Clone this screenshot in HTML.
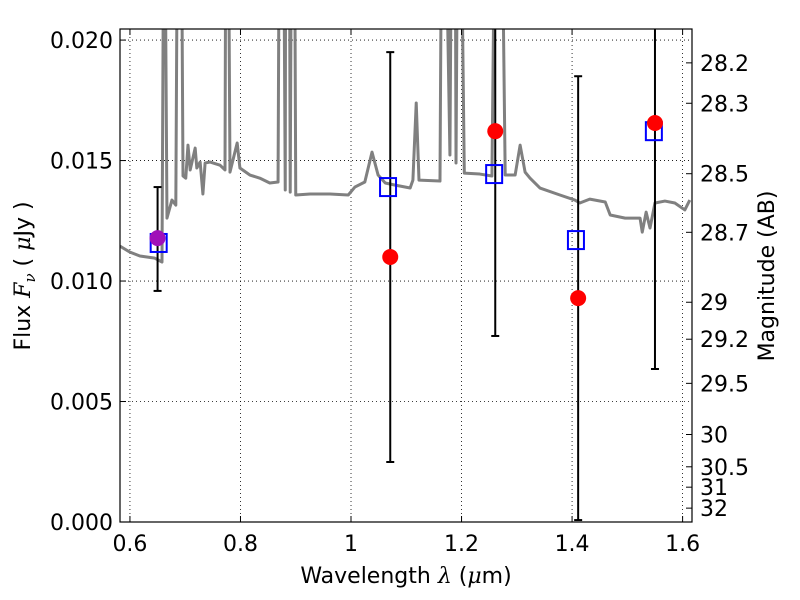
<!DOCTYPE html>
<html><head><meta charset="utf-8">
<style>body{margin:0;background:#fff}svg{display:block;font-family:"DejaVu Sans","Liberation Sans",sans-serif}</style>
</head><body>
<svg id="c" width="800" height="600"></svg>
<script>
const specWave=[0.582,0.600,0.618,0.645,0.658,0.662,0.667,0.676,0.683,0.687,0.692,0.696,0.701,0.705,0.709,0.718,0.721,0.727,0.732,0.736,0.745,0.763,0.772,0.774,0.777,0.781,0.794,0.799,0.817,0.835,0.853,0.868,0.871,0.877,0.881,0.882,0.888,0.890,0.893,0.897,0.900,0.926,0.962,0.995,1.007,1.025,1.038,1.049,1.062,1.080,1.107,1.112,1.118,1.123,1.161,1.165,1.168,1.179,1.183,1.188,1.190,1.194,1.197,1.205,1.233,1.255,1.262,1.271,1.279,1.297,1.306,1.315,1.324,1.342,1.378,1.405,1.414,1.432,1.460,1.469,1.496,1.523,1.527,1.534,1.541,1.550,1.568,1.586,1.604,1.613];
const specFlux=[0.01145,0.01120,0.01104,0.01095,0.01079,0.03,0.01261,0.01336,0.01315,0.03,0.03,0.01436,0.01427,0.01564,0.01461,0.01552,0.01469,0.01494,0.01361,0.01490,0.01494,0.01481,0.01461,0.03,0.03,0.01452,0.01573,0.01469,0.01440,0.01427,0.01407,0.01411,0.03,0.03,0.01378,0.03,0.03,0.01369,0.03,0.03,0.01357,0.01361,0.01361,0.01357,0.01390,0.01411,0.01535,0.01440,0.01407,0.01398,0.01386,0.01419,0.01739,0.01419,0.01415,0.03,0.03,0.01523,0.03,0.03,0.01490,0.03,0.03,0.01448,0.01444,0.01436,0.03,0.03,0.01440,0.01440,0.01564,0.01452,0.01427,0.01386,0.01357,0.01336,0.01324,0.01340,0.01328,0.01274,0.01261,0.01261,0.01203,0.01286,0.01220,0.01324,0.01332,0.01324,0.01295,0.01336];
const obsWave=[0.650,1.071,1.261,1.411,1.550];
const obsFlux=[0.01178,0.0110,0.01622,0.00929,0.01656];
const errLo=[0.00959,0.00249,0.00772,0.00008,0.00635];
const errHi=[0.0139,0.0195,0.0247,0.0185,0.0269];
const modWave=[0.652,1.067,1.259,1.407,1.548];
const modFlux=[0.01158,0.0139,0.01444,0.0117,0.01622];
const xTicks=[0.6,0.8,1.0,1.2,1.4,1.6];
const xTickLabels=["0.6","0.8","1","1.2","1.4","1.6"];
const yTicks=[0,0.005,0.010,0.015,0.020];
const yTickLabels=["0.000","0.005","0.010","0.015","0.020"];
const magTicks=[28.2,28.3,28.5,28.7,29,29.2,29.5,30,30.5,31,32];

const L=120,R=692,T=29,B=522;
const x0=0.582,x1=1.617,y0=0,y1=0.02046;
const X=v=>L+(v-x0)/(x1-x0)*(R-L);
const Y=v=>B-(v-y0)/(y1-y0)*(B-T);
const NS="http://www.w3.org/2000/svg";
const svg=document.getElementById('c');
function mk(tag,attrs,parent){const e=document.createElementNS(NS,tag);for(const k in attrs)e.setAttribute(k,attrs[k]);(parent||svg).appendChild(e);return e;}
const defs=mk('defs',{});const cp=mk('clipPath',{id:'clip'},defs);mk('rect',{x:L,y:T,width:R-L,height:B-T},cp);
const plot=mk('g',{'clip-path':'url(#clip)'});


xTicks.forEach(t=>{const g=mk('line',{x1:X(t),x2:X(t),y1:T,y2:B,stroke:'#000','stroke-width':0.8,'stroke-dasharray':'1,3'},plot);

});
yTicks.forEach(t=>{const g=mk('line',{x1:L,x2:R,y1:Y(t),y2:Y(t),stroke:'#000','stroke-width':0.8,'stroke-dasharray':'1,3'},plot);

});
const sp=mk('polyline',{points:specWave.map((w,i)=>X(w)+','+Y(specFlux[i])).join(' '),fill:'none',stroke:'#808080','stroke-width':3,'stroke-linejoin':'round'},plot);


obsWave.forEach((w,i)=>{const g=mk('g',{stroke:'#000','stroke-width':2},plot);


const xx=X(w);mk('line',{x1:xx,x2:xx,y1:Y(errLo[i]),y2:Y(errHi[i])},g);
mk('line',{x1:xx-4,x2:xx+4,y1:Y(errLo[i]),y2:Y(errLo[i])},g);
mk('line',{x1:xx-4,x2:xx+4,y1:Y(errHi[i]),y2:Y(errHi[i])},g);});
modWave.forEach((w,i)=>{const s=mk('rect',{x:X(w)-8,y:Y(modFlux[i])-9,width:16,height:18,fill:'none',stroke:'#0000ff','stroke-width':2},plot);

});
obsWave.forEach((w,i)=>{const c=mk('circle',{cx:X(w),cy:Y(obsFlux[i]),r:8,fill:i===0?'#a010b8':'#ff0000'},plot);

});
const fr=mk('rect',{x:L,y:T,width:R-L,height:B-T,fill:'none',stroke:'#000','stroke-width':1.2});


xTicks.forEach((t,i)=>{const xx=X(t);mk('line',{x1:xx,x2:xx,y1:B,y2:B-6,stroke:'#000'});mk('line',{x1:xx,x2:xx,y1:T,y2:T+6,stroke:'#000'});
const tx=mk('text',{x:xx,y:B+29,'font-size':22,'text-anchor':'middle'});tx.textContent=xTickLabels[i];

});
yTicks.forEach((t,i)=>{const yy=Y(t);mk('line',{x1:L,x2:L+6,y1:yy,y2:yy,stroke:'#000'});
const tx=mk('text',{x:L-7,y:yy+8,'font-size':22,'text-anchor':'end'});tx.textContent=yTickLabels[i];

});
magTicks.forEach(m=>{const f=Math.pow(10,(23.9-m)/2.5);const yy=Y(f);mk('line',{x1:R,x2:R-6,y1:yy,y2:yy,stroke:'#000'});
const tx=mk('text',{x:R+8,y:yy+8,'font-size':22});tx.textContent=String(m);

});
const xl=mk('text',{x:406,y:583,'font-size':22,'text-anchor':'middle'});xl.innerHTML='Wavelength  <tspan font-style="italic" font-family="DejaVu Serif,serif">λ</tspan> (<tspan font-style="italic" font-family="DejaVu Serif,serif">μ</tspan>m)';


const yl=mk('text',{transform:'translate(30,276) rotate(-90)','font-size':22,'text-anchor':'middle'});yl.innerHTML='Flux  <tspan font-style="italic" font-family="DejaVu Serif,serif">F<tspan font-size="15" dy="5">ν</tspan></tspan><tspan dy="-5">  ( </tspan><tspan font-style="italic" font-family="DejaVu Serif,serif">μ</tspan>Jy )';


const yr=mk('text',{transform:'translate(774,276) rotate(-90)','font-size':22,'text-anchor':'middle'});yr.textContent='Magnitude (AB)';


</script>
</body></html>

========================================

- **EXERCISE**
Replicate the material above verbatim; images stay out of the copy.

- **WRITTEN SOLUTION**
Clone this screenshot in HTML.
<!DOCTYPE html>
<html><head><meta charset="utf-8">
<style>body{margin:0;background:#fff}svg{display:block;font-family:"DejaVu Sans","Liberation Sans",sans-serif}</style>
</head><body>
<svg id="c" width="800" height="600"></svg>
<script>
const specWave=[0.582,0.600,0.618,0.645,0.658,0.662,0.667,0.676,0.683,0.687,0.692,0.696,0.701,0.705,0.709,0.718,0.721,0.727,0.732,0.736,0.745,0.763,0.772,0.774,0.777,0.781,0.794,0.799,0.817,0.835,0.853,0.868,0.871,0.877,0.881,0.882,0.888,0.890,0.893,0.897,0.900,0.926,0.962,0.995,1.007,1.025,1.038,1.049,1.062,1.080,1.107,1.112,1.118,1.123,1.161,1.165,1.168,1.179,1.183,1.188,1.190,1.194,1.197,1.205,1.233,1.255,1.262,1.271,1.279,1.297,1.306,1.315,1.324,1.342,1.378,1.405,1.414,1.432,1.460,1.469,1.496,1.523,1.527,1.534,1.541,1.550,1.568,1.586,1.604,1.613];
const specFlux=[0.01145,0.01120,0.01104,0.01095,0.01079,0.03,0.01261,0.01336,0.01315,0.03,0.03,0.01436,0.01427,0.01564,0.01461,0.01552,0.01469,0.01494,0.01361,0.01490,0.01494,0.01481,0.01461,0.03,0.03,0.01452,0.01573,0.01469,0.01440,0.01427,0.01407,0.01411,0.03,0.03,0.01378,0.03,0.03,0.01369,0.03,0.03,0.01357,0.01361,0.01361,0.01357,0.01390,0.01411,0.01535,0.01440,0.01407,0.01398,0.01386,0.01419,0.01739,0.01419,0.01415,0.03,0.03,0.01523,0.03,0.03,0.01490,0.03,0.03,0.01448,0.01444,0.01436,0.03,0.03,0.01440,0.01440,0.01564,0.01452,0.01427,0.01386,0.01357,0.01336,0.01324,0.01340,0.01328,0.01274,0.01261,0.01261,0.01203,0.01286,0.01220,0.01324,0.01332,0.01324,0.01295,0.01336];
const obsWave=[0.650,1.071,1.261,1.411,1.550];
const obsFlux=[0.01178,0.0110,0.01622,0.00929,0.01656];
const errLo=[0.00959,0.00249,0.00772,0.00008,0.00635];
const errHi=[0.0139,0.0195,0.0247,0.0185,0.0269];
const modWave=[0.652,1.067,1.259,1.407,1.548];
const modFlux=[0.01158,0.0139,0.01444,0.0117,0.01622];
const xTicks=[0.6,0.8,1.0,1.2,1.4,1.6];
const xTickLabels=["0.6","0.8","1","1.2","1.4","1.6"];
const yTicks=[0,0.005,0.010,0.015,0.020];
const yTickLabels=["0.000","0.005","0.010","0.015","0.020"];
const magTicks=[28.2,28.3,28.5,28.7,29,29.2,29.5,30,30.5,31,32];

const L=120,R=692,T=29,B=522;
const x0=0.582,x1=1.617,y0=0,y1=0.02046;
const X=v=>L+(v-x0)/(x1-x0)*(R-L);
const Y=v=>B-(v-y0)/(y1-y0)*(B-T);
const NS="http://www.w3.org/2000/svg";
const svg=document.getElementById('c');
function mk(tag,attrs,parent){const e=document.createElementNS(NS,tag);for(const k in attrs)e.setAttribute(k,attrs[k]);(parent||svg).appendChild(e);return e;}
const defs=mk('defs',{});const cp=mk('clipPath',{id:'clip'},defs);mk('rect',{x:L,y:T,width:R-L,height:B-T},cp);
const plot=mk('g',{'clip-path':'url(#clip)'});


xTicks.forEach(t=>{const g=mk('line',{x1:X(t),x2:X(t),y1:T,y2:B,stroke:'#000','stroke-width':0.8,'stroke-dasharray':'1,3'},plot);

});
yTicks.forEach(t=>{const g=mk('line',{x1:L,x2:R,y1:Y(t),y2:Y(t),stroke:'#000','stroke-width':0.8,'stroke-dasharray':'1,3'},plot);

});
const sp=mk('polyline',{points:specWave.map((w,i)=>X(w)+','+Y(specFlux[i])).join(' '),fill:'none',stroke:'#808080','stroke-width':3,'stroke-linejoin':'round'},plot);


obsWave.forEach((w,i)=>{const g=mk('g',{stroke:'#000','stroke-width':2},plot);


const xx=X(w);mk('line',{x1:xx,x2:xx,y1:Y(errLo[i]),y2:Y(errHi[i])},g);
mk('line',{x1:xx-4,x2:xx+4,y1:Y(errLo[i]),y2:Y(errLo[i])},g);
mk('line',{x1:xx-4,x2:xx+4,y1:Y(errHi[i]),y2:Y(errHi[i])},g);});
modWave.forEach((w,i)=>{const s=mk('rect',{x:X(w)-8,y:Y(modFlux[i])-9,width:16,height:18,fill:'none',stroke:'#0000ff','stroke-width':2},plot);

});
obsWave.forEach((w,i)=>{const c=mk('circle',{cx:X(w),cy:Y(obsFlux[i]),r:8,fill:i===0?'#a010b8':'#ff0000'},plot);

});
const fr=mk('rect',{x:L,y:T,width:R-L,height:B-T,fill:'none',stroke:'#000','stroke-width':1.2});


xTicks.forEach((t,i)=>{const xx=X(t);mk('line',{x1:xx,x2:xx,y1:B,y2:B-6,stroke:'#000'});mk('line',{x1:xx,x2:xx,y1:T,y2:T+6,stroke:'#000'});
const tx=mk('text',{x:xx,y:B+29,'font-size':22,'text-anchor':'middle'});tx.textContent=xTickLabels[i];

});
yTicks.forEach((t,i)=>{const yy=Y(t);mk('line',{x1:L,x2:L+6,y1:yy,y2:yy,stroke:'#000'});
const tx=mk('text',{x:L-7,y:yy+8,'font-size':22,'text-anchor':'end'});tx.textContent=yTickLabels[i];

});
magTicks.forEach(m=>{const f=Math.pow(10,(23.9-m)/2.5);const yy=Y(f);mk('line',{x1:R,x2:R-6,y1:yy,y2:yy,stroke:'#000'});
const tx=mk('text',{x:R+8,y:yy+8,'font-size':22});tx.textContent=String(m);

});
const xl=mk('text',{x:406,y:583,'font-size':22,'text-anchor':'middle'});xl.innerHTML='Wavelength  <tspan font-style="italic" font-family="DejaVu Serif,serif">λ</tspan> (<tspan font-style="italic" font-family="DejaVu Serif,serif">μ</tspan>m)';


const yl=mk('text',{transform:'translate(30,276) rotate(-90)','font-size':22,'text-anchor':'middle'});yl.innerHTML='Flux  <tspan font-style="italic" font-family="DejaVu Serif,serif">F<tspan font-size="15" dy="5">ν</tspan></tspan><tspan dy="-5">  ( </tspan><tspan font-style="italic" font-family="DejaVu Serif,serif">μ</tspan>Jy )';


const yr=mk('text',{transform:'translate(774,276) rotate(-90)','font-size':22,'text-anchor':'middle'});yr.textContent='Magnitude (AB)';


</script>
</body></html>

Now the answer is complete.